What is needed:
Check each line below for "this" and report how many have it, nothing else.

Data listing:
::::::::::
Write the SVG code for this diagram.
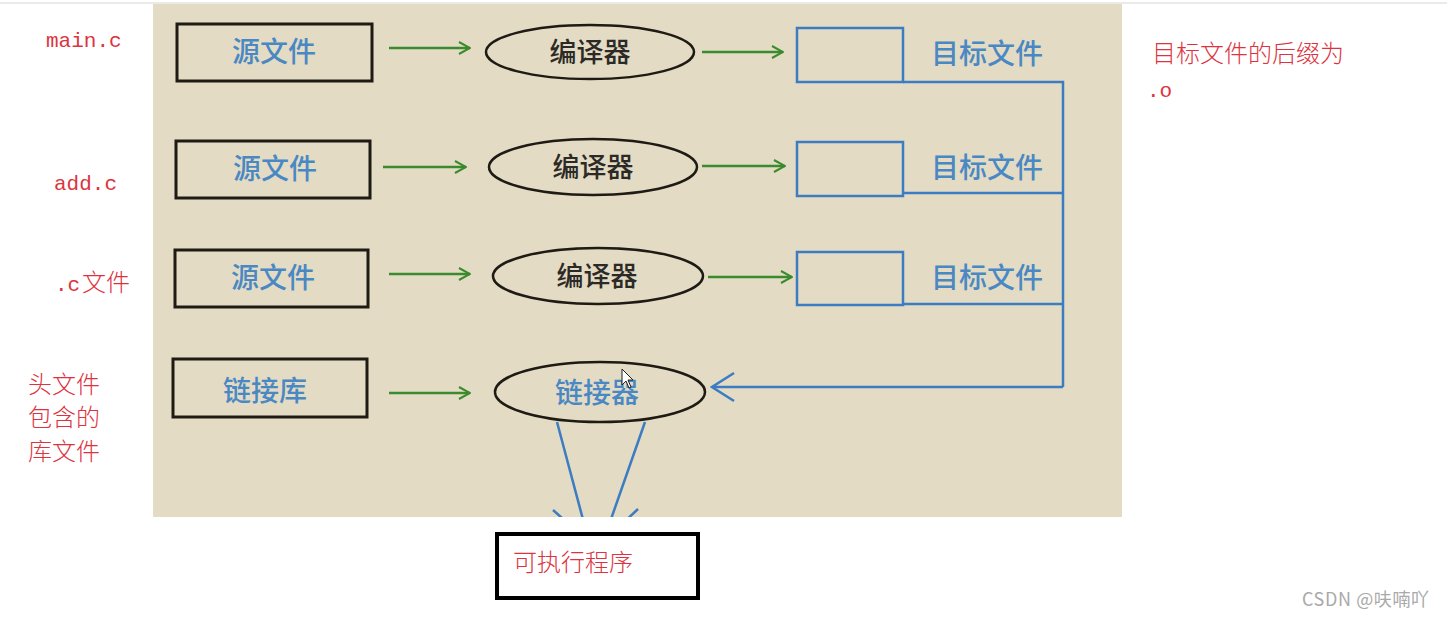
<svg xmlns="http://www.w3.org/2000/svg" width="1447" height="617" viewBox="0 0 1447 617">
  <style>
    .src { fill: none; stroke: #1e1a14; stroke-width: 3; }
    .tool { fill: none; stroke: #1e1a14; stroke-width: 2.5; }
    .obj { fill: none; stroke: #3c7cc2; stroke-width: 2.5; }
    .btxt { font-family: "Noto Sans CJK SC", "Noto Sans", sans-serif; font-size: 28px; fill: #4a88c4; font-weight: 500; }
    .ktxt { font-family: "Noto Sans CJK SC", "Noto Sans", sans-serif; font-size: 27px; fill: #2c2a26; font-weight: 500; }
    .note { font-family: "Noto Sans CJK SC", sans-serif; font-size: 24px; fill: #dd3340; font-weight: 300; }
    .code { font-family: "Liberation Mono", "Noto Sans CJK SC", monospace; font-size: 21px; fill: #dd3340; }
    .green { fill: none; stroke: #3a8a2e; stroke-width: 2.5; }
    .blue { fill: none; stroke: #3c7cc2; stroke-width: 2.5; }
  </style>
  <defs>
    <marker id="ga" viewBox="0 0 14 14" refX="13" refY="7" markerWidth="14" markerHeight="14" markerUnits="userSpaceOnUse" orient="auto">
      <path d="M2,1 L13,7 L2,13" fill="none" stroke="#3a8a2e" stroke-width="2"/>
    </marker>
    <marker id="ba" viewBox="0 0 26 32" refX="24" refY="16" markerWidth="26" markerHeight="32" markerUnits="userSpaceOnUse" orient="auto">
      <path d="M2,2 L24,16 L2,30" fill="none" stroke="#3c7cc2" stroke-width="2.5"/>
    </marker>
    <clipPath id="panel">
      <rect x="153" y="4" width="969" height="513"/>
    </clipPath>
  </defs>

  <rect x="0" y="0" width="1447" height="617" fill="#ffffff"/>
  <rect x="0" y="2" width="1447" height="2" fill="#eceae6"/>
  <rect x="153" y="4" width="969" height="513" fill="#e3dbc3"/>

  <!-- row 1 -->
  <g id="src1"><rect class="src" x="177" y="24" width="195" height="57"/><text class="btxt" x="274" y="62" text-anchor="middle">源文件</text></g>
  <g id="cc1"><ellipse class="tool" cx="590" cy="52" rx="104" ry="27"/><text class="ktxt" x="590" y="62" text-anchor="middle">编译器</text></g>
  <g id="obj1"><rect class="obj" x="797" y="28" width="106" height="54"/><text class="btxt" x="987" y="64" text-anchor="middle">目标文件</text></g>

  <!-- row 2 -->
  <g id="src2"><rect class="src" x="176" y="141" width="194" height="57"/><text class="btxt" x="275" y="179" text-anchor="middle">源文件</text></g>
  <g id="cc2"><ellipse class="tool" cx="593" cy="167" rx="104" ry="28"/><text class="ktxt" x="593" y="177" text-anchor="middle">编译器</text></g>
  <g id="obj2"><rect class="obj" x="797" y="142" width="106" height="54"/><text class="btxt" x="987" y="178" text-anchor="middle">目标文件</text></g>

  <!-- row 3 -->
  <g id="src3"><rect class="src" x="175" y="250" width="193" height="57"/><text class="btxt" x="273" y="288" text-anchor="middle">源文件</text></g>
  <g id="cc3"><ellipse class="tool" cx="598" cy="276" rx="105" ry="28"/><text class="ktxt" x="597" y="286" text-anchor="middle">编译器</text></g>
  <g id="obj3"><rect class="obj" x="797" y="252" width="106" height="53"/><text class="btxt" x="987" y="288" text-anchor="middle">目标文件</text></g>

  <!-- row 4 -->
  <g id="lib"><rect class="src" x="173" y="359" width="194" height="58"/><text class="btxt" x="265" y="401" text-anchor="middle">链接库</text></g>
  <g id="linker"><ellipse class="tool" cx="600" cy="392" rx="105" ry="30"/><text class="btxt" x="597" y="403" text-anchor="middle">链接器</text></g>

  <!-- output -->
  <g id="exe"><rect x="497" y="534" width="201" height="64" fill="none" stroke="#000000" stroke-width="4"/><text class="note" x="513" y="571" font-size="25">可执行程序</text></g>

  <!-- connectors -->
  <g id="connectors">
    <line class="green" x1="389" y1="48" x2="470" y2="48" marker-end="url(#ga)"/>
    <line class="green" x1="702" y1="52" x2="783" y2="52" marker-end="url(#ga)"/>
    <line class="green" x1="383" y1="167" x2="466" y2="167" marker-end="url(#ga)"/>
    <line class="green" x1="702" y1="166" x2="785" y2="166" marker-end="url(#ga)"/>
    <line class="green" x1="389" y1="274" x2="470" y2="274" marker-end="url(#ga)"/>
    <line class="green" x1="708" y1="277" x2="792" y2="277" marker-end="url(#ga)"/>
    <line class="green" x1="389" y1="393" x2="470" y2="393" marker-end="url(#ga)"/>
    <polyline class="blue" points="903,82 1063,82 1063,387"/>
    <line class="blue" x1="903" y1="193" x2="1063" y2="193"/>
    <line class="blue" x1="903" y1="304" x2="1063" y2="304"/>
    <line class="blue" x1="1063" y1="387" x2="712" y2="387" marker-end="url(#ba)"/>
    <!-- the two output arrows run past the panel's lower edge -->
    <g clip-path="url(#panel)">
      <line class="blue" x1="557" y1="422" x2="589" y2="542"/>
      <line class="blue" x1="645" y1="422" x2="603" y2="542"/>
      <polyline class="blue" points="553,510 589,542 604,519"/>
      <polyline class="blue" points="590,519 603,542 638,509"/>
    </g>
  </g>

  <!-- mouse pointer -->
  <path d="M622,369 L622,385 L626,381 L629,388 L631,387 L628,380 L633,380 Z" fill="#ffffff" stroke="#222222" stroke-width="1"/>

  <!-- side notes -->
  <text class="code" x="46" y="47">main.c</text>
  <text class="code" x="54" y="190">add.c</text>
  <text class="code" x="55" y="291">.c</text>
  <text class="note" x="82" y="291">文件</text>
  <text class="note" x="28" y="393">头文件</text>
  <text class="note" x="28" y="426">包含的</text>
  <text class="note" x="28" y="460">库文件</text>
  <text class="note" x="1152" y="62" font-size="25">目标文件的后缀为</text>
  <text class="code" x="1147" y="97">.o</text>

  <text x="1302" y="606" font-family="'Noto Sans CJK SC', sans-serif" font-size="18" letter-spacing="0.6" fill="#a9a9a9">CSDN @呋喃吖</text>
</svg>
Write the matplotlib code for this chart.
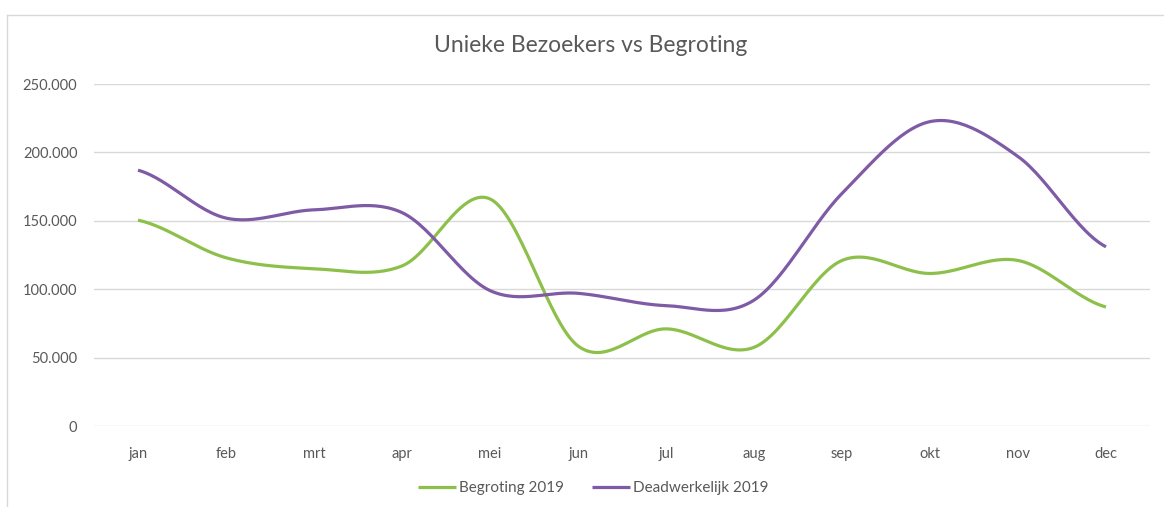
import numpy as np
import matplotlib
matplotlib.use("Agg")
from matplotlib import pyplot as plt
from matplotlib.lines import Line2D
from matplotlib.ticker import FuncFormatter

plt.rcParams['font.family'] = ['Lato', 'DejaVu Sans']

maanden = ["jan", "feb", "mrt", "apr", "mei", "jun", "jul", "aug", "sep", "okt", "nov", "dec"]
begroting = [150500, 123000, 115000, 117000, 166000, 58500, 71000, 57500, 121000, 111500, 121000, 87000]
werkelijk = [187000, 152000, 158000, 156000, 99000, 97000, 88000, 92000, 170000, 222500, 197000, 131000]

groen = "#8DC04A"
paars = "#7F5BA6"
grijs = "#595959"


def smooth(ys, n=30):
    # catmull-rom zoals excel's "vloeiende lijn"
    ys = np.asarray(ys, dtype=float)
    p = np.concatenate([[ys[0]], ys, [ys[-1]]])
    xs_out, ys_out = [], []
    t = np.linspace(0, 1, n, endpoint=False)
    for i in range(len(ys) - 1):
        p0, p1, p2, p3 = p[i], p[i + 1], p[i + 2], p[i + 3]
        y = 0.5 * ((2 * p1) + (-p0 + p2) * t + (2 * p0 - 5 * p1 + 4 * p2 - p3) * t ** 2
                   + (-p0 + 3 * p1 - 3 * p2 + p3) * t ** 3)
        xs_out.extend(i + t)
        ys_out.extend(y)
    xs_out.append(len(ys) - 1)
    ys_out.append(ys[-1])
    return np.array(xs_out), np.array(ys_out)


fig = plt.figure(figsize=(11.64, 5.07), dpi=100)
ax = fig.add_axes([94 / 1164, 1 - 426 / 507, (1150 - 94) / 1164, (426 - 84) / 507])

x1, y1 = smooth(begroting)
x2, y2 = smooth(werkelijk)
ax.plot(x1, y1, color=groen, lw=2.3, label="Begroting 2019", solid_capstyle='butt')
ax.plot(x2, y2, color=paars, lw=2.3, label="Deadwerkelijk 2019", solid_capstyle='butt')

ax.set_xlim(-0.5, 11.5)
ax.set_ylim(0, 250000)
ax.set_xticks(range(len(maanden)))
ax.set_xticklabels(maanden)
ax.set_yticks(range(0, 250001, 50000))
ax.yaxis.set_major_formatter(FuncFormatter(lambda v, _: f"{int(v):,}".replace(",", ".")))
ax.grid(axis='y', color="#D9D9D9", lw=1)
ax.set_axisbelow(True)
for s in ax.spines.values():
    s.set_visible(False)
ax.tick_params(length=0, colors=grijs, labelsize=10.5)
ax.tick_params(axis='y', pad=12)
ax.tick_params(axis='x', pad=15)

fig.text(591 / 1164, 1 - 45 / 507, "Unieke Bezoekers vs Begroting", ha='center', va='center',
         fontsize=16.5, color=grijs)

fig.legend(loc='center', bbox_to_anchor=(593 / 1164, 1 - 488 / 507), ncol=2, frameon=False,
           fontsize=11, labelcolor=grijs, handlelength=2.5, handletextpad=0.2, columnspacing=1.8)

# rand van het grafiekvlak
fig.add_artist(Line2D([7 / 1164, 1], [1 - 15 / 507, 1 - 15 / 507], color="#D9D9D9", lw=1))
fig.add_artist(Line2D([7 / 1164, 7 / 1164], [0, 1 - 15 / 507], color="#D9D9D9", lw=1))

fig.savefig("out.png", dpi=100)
::::::::::
Reply:
2